ORLANDO, Fla. — First came the “noise” — small errors the U.S. Census Bureau decided to introduce into the 2020 census data to protect participants’ privacy. Now the bureau is looking into “synthetic data,” manipulating the numbers widely used for economic and demographic research, to obscure the identities of people who provided information.
The moves have some researchers up in arms, worried that the statistical agency could sacrifice accuracy in its zeal to protect privacy.
Census Bureau statisticians disclosed at a virtual conference last week that over the next three years they will work toward developing a method to create “synthetic data” for files on individuals and homes that already are devoid of personalized information. These files, known as American Community Survey microdata, are used by researchers to create customized tables tailored to their research.
Census Bureau statisticians said more privacy protections are needed as technological innovations magnify the threat of people being identified through their survey answers, which are confidential. Computing power is now so vast that it can easily crunch third-party data sets that combine personal information from credit rating and social media companies, purchasing records, voting patterns and public documents, among other things.
“It’s a balancing act. The law requires us to do competing things. We need to release statistics on the nation to allow people to make useful decisions. But we also have to protect the privacy of our respondents,” said Rolando Rodriguez, a Census Bureau statistician, at the conference.

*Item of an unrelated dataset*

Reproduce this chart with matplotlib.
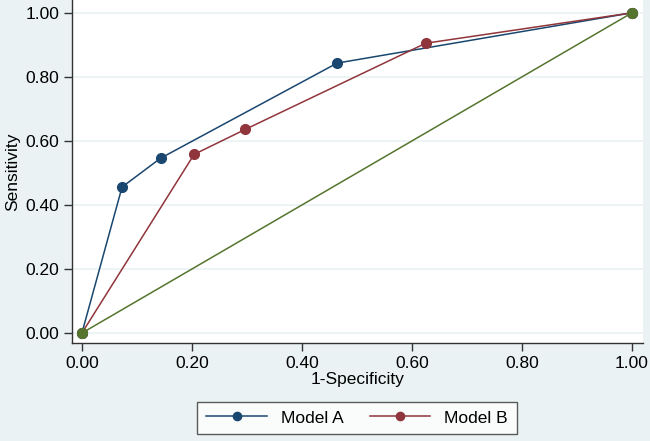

But critics say the proposal, coupled with an ongoing effort to add small inaccuracies to the 2020 census data in order to protect participants’ privacy, undermines the Census Bureau’s credibility as the go-to provider of precise data about the U.S. population.
University of Minnesota demographer Steven Ruggles said bluntly that synthetic data “will not be suitable for research.”
“The Census Bureau is inventing imaginary threats to confidentiality to sharply reduce public access to data,” Ruggles said. “I do not think this will stand, because society needs information to function.”
The microdata are gathered every year from the American Community Survey with a sample size of 3.5 million households, extrapolated across populations of all sizes, from the entire nation down to neighborhoods. This provides a wide range of estimates on the nation’s demographic makeup and housing characteristics. The microdata are used in the drafting of around 12,000 research papers a year, Ruggles said.
The synthetic data are created by taking variables in the microdata to build models recreating the interrelationships of the variables and then constructing a simulated population based on the models. Scholars would conduct their research using the simulated population — or the synthetic data — and then submit it, if they want, to the Census Bureau for double checking against the real data to make sure their analyses are correct.
Ruggles said new discoveries in data will be missed since the models only capture what is already known.
Another problem is that synthetic data can amplify an outlier, such as in a health study where one person engages in risky behavior multiple times but others don’t, and it makes it seem like the risky behavior is more widespread than it actually is, said David Swanson, a professor emeritus of sociology at the University of California Riverside.
There are benefits, though, such as the ability to get details about people at really small geographic levels such as neighborhood blocks, said Cornell University economist Lars Vilhuber, who has done research on the method. The synthetic data makes that possible because it protects privacy, he said,
“You can actually get far more detail into the data than with traditional methods,” Vilhuber said.
The Census Bureau said in a statement on Thursday that it hasn’t made any final decisions on the use of synthetic data in the American Community Survey and that it welcomed feedback from researchers.
The Census Bureau has taken other recent steps to protect individuals’ privacy, which has gotten harder in the face of a proliferation of outside data sources. This year, the bureau proposed using housing units instead of people when defining an urban area. And it has drawn fierce criticism for using a statistical technique known as “differential privacy” in 2020 census data that will be used for drawing congressional and legislative districts.
Differential privacy adds mathematical “noise,” or intentional errors, to the data to obscure any given individual’s identity while still providing statistically valid information. It has been challenged in court by the state of Alabama which says its use will result in inaccurate data.
“The Census Bureau is saying this is in the tradition of what they have always done” in protecting privacy, said historian Margo Anderson, a professor at the University of Wisconsin-Milwaukee. “There’s an increasingly substantial organization of critics saying this is completely different. They say, ‘You have never made the data intentionally inaccurate.’”
The Census Bureau first floated the idea of using synthetic data three years ago, but concerns over that and differential policy got shoved aside after the Trump administration failed unsuccessfully to add a citizenship question to the 2020 census questionnaire and the pandemic challenged the nation’s head count last year, Anderson said.
For Swanson, the Census Bureau’s efforts at privacy reminds him of the quote that reporter Peter Arnett attributed to an unnamed U.S. military official during the Vietnam War: ″We had to destroy the town in order to save it.”
“I feel they literally would destroy the census data to save it from an uncertain threat,” Swanson said. “If they destroy the data, they are going to destroy the bureau.”